» What is needed:
Transcribe the material exactly. Images do not belong in the copy.

══ Supplied records ══

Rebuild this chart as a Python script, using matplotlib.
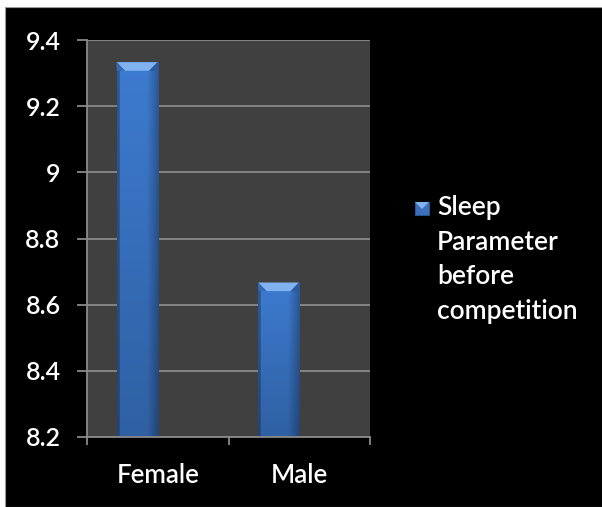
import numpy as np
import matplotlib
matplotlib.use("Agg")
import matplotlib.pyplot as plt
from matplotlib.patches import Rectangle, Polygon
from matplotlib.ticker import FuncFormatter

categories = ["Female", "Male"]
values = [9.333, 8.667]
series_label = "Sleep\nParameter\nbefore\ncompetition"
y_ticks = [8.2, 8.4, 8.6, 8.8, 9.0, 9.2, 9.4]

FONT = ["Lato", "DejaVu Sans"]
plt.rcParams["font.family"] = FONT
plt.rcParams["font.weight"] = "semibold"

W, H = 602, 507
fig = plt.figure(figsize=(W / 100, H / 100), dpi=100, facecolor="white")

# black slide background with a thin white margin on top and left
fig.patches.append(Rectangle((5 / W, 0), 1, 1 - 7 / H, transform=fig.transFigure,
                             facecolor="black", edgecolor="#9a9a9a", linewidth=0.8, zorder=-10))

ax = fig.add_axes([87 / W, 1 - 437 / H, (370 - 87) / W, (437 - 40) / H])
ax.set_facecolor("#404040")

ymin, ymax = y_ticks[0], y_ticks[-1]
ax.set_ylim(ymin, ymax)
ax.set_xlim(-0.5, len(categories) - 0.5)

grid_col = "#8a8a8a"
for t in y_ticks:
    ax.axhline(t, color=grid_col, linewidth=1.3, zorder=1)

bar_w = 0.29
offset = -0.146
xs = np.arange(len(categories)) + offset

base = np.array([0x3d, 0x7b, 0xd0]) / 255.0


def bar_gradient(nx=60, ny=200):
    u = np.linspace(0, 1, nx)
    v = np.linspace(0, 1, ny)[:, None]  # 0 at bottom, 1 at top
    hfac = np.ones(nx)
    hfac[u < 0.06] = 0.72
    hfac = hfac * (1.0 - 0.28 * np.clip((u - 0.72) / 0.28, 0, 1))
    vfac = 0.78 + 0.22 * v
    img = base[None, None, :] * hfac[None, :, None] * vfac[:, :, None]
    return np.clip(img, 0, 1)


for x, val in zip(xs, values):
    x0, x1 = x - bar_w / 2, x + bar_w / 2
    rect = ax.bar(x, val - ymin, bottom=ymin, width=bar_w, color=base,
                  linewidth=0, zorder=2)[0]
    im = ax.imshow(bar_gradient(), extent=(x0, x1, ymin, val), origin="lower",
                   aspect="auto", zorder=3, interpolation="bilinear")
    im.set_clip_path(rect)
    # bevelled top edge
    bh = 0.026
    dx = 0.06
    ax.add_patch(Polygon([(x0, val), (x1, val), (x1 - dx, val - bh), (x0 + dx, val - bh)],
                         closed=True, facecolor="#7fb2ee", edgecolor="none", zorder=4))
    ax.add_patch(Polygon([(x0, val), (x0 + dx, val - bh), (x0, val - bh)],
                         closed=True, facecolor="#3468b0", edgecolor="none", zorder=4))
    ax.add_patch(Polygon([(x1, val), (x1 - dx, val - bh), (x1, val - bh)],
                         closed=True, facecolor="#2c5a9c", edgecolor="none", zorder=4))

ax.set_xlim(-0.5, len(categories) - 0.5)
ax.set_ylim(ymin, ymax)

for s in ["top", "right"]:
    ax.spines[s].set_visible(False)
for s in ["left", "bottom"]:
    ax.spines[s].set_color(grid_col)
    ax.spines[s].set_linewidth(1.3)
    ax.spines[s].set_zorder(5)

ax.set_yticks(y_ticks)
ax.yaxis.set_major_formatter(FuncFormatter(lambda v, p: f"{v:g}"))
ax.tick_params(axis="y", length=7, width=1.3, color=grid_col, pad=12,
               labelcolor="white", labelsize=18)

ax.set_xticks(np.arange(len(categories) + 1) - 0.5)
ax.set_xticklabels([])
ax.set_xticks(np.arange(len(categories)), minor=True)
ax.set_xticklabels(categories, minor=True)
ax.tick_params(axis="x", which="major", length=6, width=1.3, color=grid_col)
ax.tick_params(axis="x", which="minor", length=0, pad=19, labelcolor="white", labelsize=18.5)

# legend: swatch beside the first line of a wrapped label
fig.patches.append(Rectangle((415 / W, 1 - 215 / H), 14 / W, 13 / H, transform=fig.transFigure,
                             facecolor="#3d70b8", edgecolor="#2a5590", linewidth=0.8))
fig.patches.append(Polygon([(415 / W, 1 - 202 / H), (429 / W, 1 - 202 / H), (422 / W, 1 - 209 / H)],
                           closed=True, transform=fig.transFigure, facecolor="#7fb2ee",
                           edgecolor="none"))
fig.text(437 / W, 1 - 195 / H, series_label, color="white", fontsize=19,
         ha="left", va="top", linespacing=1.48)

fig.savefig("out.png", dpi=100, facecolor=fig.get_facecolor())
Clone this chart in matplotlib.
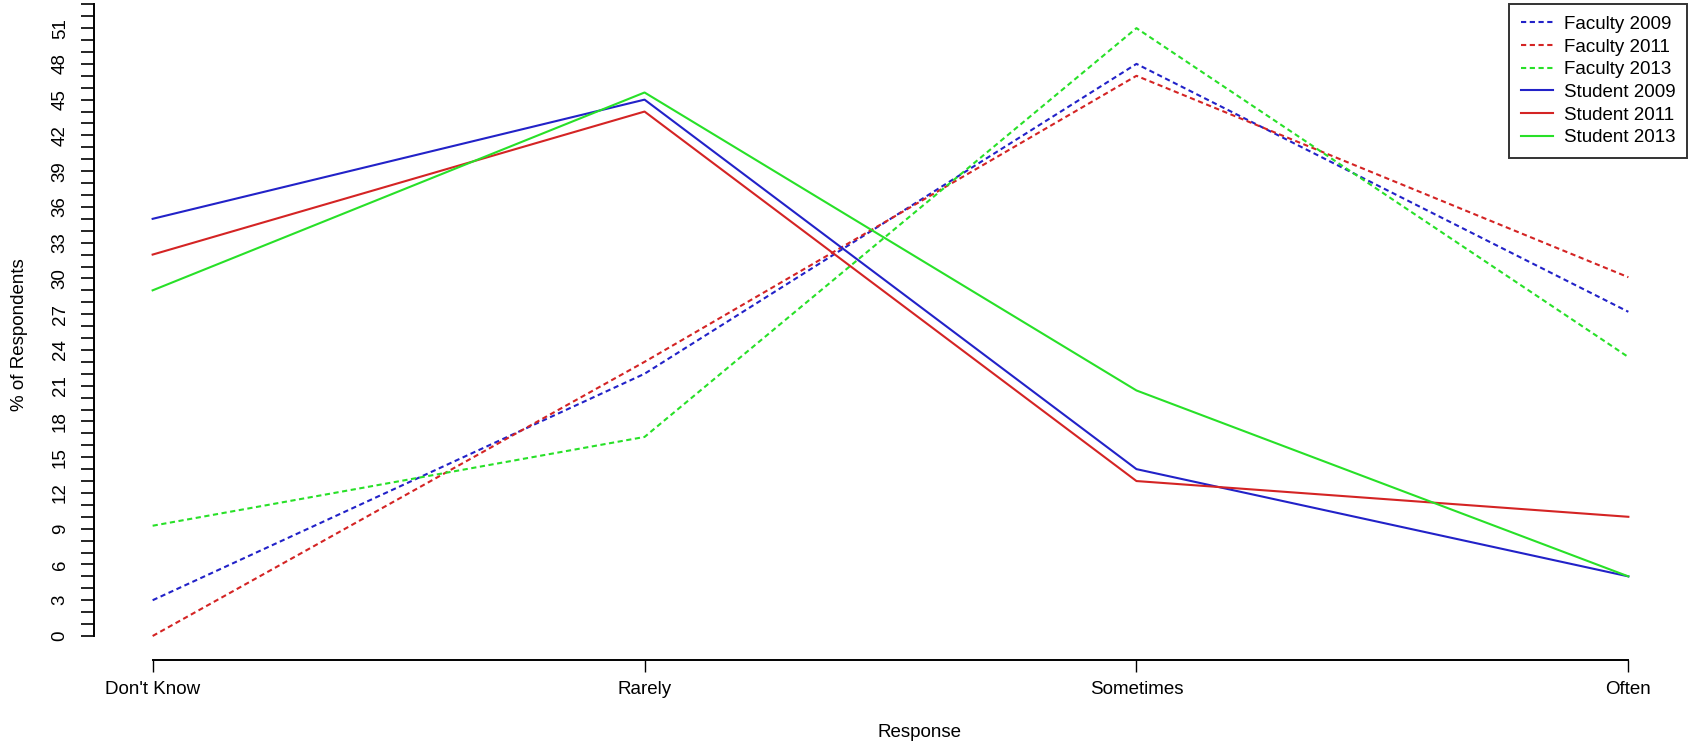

═══

» Answer below:
Rebuild this chart as a Python script, using matplotlib.
import numpy as np
import matplotlib
matplotlib.use("Agg")
import matplotlib.pyplot as plt
from matplotlib.patches import Rectangle, Polygon
from matplotlib.ticker import FuncFormatter

categories = ["Female", "Male"]
values = [9.333, 8.667]
series_label = "Sleep\nParameter\nbefore\ncompetition"
y_ticks = [8.2, 8.4, 8.6, 8.8, 9.0, 9.2, 9.4]

FONT = ["Lato", "DejaVu Sans"]
plt.rcParams["font.family"] = FONT
plt.rcParams["font.weight"] = "semibold"

W, H = 602, 507
fig = plt.figure(figsize=(W / 100, H / 100), dpi=100, facecolor="white")

# black slide background with a thin white margin on top and left
fig.patches.append(Rectangle((5 / W, 0), 1, 1 - 7 / H, transform=fig.transFigure,
                             facecolor="black", edgecolor="#9a9a9a", linewidth=0.8, zorder=-10))

ax = fig.add_axes([87 / W, 1 - 437 / H, (370 - 87) / W, (437 - 40) / H])
ax.set_facecolor("#404040")

ymin, ymax = y_ticks[0], y_ticks[-1]
ax.set_ylim(ymin, ymax)
ax.set_xlim(-0.5, len(categories) - 0.5)

grid_col = "#8a8a8a"
for t in y_ticks:
    ax.axhline(t, color=grid_col, linewidth=1.3, zorder=1)

bar_w = 0.29
offset = -0.146
xs = np.arange(len(categories)) + offset

base = np.array([0x3d, 0x7b, 0xd0]) / 255.0


def bar_gradient(nx=60, ny=200):
    u = np.linspace(0, 1, nx)
    v = np.linspace(0, 1, ny)[:, None]  # 0 at bottom, 1 at top
    hfac = np.ones(nx)
    hfac[u < 0.06] = 0.72
    hfac = hfac * (1.0 - 0.28 * np.clip((u - 0.72) / 0.28, 0, 1))
    vfac = 0.78 + 0.22 * v
    img = base[None, None, :] * hfac[None, :, None] * vfac[:, :, None]
    return np.clip(img, 0, 1)


for x, val in zip(xs, values):
    x0, x1 = x - bar_w / 2, x + bar_w / 2
    rect = ax.bar(x, val - ymin, bottom=ymin, width=bar_w, color=base,
                  linewidth=0, zorder=2)[0]
    im = ax.imshow(bar_gradient(), extent=(x0, x1, ymin, val), origin="lower",
                   aspect="auto", zorder=3, interpolation="bilinear")
    im.set_clip_path(rect)
    # bevelled top edge
    bh = 0.026
    dx = 0.06
    ax.add_patch(Polygon([(x0, val), (x1, val), (x1 - dx, val - bh), (x0 + dx, val - bh)],
                         closed=True, facecolor="#7fb2ee", edgecolor="none", zorder=4))
    ax.add_patch(Polygon([(x0, val), (x0 + dx, val - bh), (x0, val - bh)],
                         closed=True, facecolor="#3468b0", edgecolor="none", zorder=4))
    ax.add_patch(Polygon([(x1, val), (x1 - dx, val - bh), (x1, val - bh)],
                         closed=True, facecolor="#2c5a9c", edgecolor="none", zorder=4))

ax.set_xlim(-0.5, len(categories) - 0.5)
ax.set_ylim(ymin, ymax)

for s in ["top", "right"]:
    ax.spines[s].set_visible(False)
for s in ["left", "bottom"]:
    ax.spines[s].set_color(grid_col)
    ax.spines[s].set_linewidth(1.3)
    ax.spines[s].set_zorder(5)

ax.set_yticks(y_ticks)
ax.yaxis.set_major_formatter(FuncFormatter(lambda v, p: f"{v:g}"))
ax.tick_params(axis="y", length=7, width=1.3, color=grid_col, pad=12,
               labelcolor="white", labelsize=18)

ax.set_xticks(np.arange(len(categories) + 1) - 0.5)
ax.set_xticklabels([])
ax.set_xticks(np.arange(len(categories)), minor=True)
ax.set_xticklabels(categories, minor=True)
ax.tick_params(axis="x", which="major", length=6, width=1.3, color=grid_col)
ax.tick_params(axis="x", which="minor", length=0, pad=19, labelcolor="white", labelsize=18.5)

# legend: swatch beside the first line of a wrapped label
fig.patches.append(Rectangle((415 / W, 1 - 215 / H), 14 / W, 13 / H, transform=fig.transFigure,
                             facecolor="#3d70b8", edgecolor="#2a5590", linewidth=0.8))
fig.patches.append(Polygon([(415 / W, 1 - 202 / H), (429 / W, 1 - 202 / H), (422 / W, 1 - 209 / H)],
                           closed=True, transform=fig.transFigure, facecolor="#7fb2ee",
                           edgecolor="none"))
fig.text(437 / W, 1 - 195 / H, series_label, color="white", fontsize=19,
         ha="left", va="top", linespacing=1.48)

fig.savefig("out.png", dpi=100, facecolor=fig.get_facecolor())
Clone this chart in matplotlib.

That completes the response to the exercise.